Phase boundary near a magnetic percolation transition

TL;DR

This study uses large-scale simulations to analyze the phase boundary near the magnetic percolation transition in diluted magnets, revealing a narrow critical region and a nonuniversal phase boundary shape, but not matching some experimental observations.

Contribution

It provides detailed simulation results on the phase boundary near percolation in diluted magnets, highlighting the narrow critical region and the limitations of the percolation scenario in explaining experiments.

Findings

Critical exponent near percolation threshold is approximately 1.09.

The phase boundary shape is well described by a nonuniversal power law.
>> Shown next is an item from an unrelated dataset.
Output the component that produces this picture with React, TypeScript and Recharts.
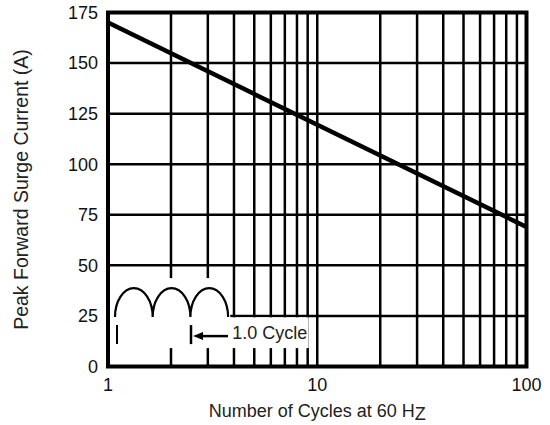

The percolation scenario does not explain the experimental relation in PbFe$_{12-x}$Ga$_x$O$_{19}$.

Abstract

Motivated by recent experimental observations [Phys. Rev. 96, 020407 (2017)] on hexagonal ferrites, we revisit the phase diagrams of diluted magnets close to the lattice percolation threshold. We perform large-scale Monte Carlo simulations of XY and Heisenberg models on both simple cubic lattices and lattices representing the crystal structure of the hexagonal ferrites. Close to the percolation threshold $p_c$, we find that the magnetic ordering temperature $T_c$ depends on the dilution $p$ via the power law $T_c \sim |p-p_c|^\phi$ with exponent $\phi=1.09$, in agreement with classical percolation theory. However, this asymptotic critical region is very narrow, $|p-p_c| \lesssim 0.04$. Outside of it, the shape of the phase boundary is well described, over a wide range of dilutions, by a nonuniversal power law with an exponent somewhat below unity. Nonetheless, the percolation scenario does not reproduce the experimentally observed relation $T_c \sim (x_c -x)^{2/3}$ in PbFe$_{12-x}$Ga$_x$O$_{19}$. We discuss the generality of our findings as well as implications for the physics of diluted hexagonal ferrites.